The sport's governing body hopes to finalise a deal to double the number of meetings in the series to 12, including 2012 Olympics host city London.
"London is a good candidate (for the golden league)," IAAF spokesman Nick Davies said on Tuesday. "It has big budgets and good sponsors. It is also great timing to promote athletics in the run up to the Olympics."
"One of the main aims of the new Golden League is to go outside Europe to internationalise the event," Davies added. "A number of possibilities include the United States, Asia and the Gulf states."
Raising new sponsorship money in the current economic climate may not be easy. The IAAF council will hear how talks on sponsorship have gone at a council meeting in Berlin on March 21-22 and prospective hosts will be asked to submit tenders.

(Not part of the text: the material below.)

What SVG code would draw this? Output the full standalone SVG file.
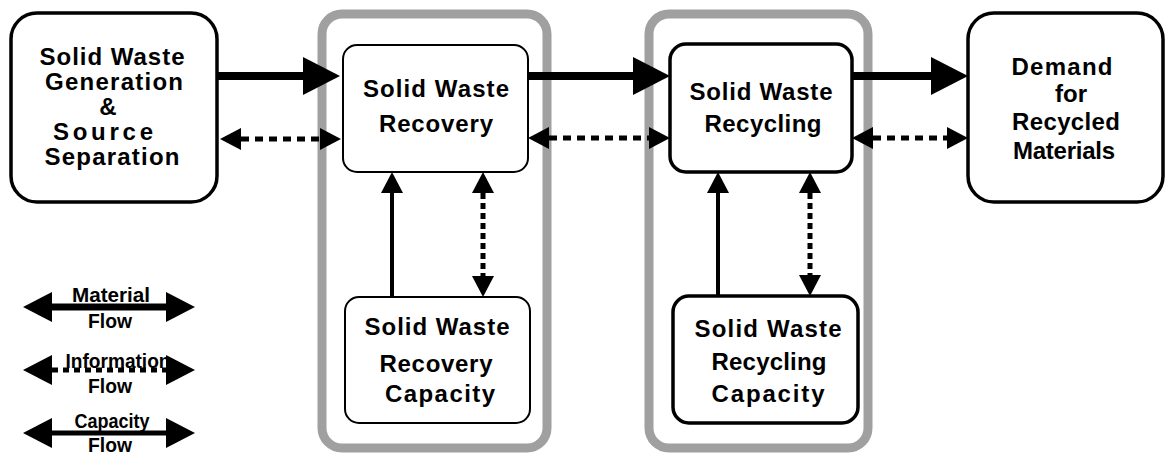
<svg xmlns="http://www.w3.org/2000/svg" width="1175" height="454" viewBox="0 0 1175 454">
<style>
  .cont{fill:none;stroke:#a0a0a0;stroke-width:9}
  .node{fill:#fff;stroke:#000}
  .thin{stroke-width:2}
  .thick{stroke-width:3.5}
  text{font-family:"Liberation Sans",Arial,sans-serif;font-weight:bold;fill:#000;text-anchor:middle}
  .t{font-size:24px}
  .lg{font-size:20px}
  .mat{stroke:#000;stroke-width:8;fill:none}
  .info{stroke:#000;stroke-width:5;fill:none;stroke-dasharray:8 6}
  .vinfo{stroke:#000;stroke-width:5;fill:none;stroke-dasharray:6 4}
  .cap{stroke:#000;stroke-width:4;fill:none}
</style>
<defs>
  <marker id="mh" markerUnits="userSpaceOnUse" markerWidth="38" markerHeight="40" refX="0" refY="19" orient="auto" overflow="visible">
    <path d="M0,0 L37,19 L0,38 z" fill="#000"/>
  </marker>
  <marker id="ih" markerUnits="userSpaceOnUse" markerWidth="22" markerHeight="24" refX="0" refY="11" orient="auto-start-reverse" overflow="visible">
    <path d="M0,0 L21,11 L0,22 z" fill="#000"/>
  </marker>
  <marker id="lh" markerUnits="userSpaceOnUse" markerWidth="30" markerHeight="32" refX="0" refY="15" orient="auto-start-reverse" overflow="visible">
    <path d="M0,0 L29,15 L0,30 z" fill="#000"/>
  </marker>
</defs>

<g id="containers">
  <rect class="cont" x="322" y="14" width="225" height="434" rx="20"/>
  <rect class="cont" x="649" y="14" width="219" height="434" rx="20"/>
</g>

<g id="node-generation">
  <rect class="node thick" x="11" y="13" width="206" height="189" rx="26"/>
  <text class="t" x="112" y="65" textLength="145">Solid Waste</text>
  <text class="t" x="114" y="90" textLength="138">Generation</text>
  <text class="t" x="108" y="115">&amp;</text>
  <text class="t" x="103" y="140" textLength="100">Source</text>
  <text class="t" x="112" y="165" textLength="135">Separation</text>
</g>

<g id="node-recovery">
  <rect class="node thin" x="343" y="45" width="185" height="127" rx="14"/>
  <text class="t" x="436" y="97" textLength="146">Solid Waste</text>
  <text class="t" x="436" y="132" textLength="114">Recovery</text>
</g>

<g id="node-recycling">
  <rect class="node thick" x="670" y="44" width="182" height="128" rx="16"/>
  <text class="t" x="761" y="100" textLength="143">Solid Waste</text>
  <text class="t" x="763" y="132" textLength="117">Recycling</text>
</g>

<g id="node-demand">
  <rect class="node thick" x="968" y="13" width="195" height="189" rx="26"/>
  <text class="t" x="1062" y="75" textLength="101">Demand</text>
  <text class="t" x="1071" y="102">for</text>
  <text class="t" x="1066" y="130" textLength="108">Recycled</text>
  <text class="t" x="1064" y="159" textLength="102">Materials</text>
</g>

<g id="node-recovery-capacity">
  <rect class="node thin" x="345" y="297" width="185" height="126" rx="14"/>
  <text class="t" x="437" y="335" textLength="145">Solid Waste</text>
  <text class="t" x="436" y="372" textLength="113">Recovery</text>
  <text class="t" x="440" y="402" textLength="110">Capacity</text>
</g>

<g id="node-recycling-capacity">
  <rect class="node thick" x="673" y="296" width="185" height="127" rx="16"/>
  <text class="t" x="768" y="337" textLength="147">Solid Waste</text>
  <text class="t" x="769" y="370" textLength="115">Recycling</text>
  <text class="t" x="768" y="402" textLength="113">Capacity</text>
</g>

<g id="connectors">
  <line class="mat" x1="217" y1="76" x2="303" y2="76" marker-end="url(#mh)"/>
  <line class="mat" x1="528" y1="76" x2="633" y2="76" marker-end="url(#mh)"/>
  <line class="mat" x1="852" y1="76" x2="931" y2="76" marker-end="url(#mh)"/>

  <line class="info" x1="241" y1="139" x2="320" y2="139" marker-start="url(#ih)" marker-end="url(#ih)"/>
  <line class="info" x1="549" y1="138" x2="649" y2="138" marker-start="url(#ih)" marker-end="url(#ih)"/>
  <line class="info" x1="873" y1="138" x2="947" y2="138" marker-start="url(#ih)" marker-end="url(#ih)"/>

  <line class="cap" x1="392" y1="297" x2="392" y2="193" marker-end="url(#ih)"/>
  <line class="vinfo" x1="483" y1="193" x2="483" y2="276" marker-start="url(#ih)" marker-end="url(#ih)"/>
  <line class="cap" x1="718" y1="296" x2="718" y2="193" marker-end="url(#ih)"/>
  <line class="vinfo" x1="810" y1="193" x2="810" y2="275" marker-start="url(#ih)" marker-end="url(#ih)"/>
</g>

<g id="legend">
  <line class="mat" style="stroke-width:7" x1="52" y1="307" x2="166" y2="307" marker-start="url(#lh)" marker-end="url(#lh)"/>
  <text class="lg" x="111" y="302" textLength="78" lengthAdjust="spacingAndGlyphs">Material</text>
  <text class="lg" x="110" y="328" textLength="44" lengthAdjust="spacingAndGlyphs">Flow</text>

  <line class="info" style="stroke-dasharray:6 5" x1="52" y1="370" x2="166" y2="370" marker-start="url(#lh)" marker-end="url(#lh)"/>
  <text class="lg" x="118" y="368" textLength="105" lengthAdjust="spacingAndGlyphs">Information</text>
  <text class="lg" x="110" y="393" textLength="44" lengthAdjust="spacingAndGlyphs">Flow</text>

  <line class="cap" style="stroke-width:5" x1="52" y1="433" x2="166" y2="433" marker-start="url(#lh)" marker-end="url(#lh)"/>
  <text class="lg" x="112" y="428" textLength="75" lengthAdjust="spacingAndGlyphs">Capacity</text>
  <text class="lg" x="110" y="452" textLength="44" lengthAdjust="spacingAndGlyphs">Flow</text>
</g>
</svg>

"It is an ambitious new scheme," Davies said. "If it does work in terms of the finance, the next stage is to decide who will be in it."
The Golden League, which will be held this year in Berlin, Oslo, Rome, Paris, Zurich and Brussels, offers a million-dollar jackpot to be shared by athletes who win their event at every meeting.
Kenyan 800 metres Olympic champion Pamela Jelimo won the $1 million Golden League jackpot outright last year.
Davies said rules for winning the jackpot would be changed in an expanded Golden League series.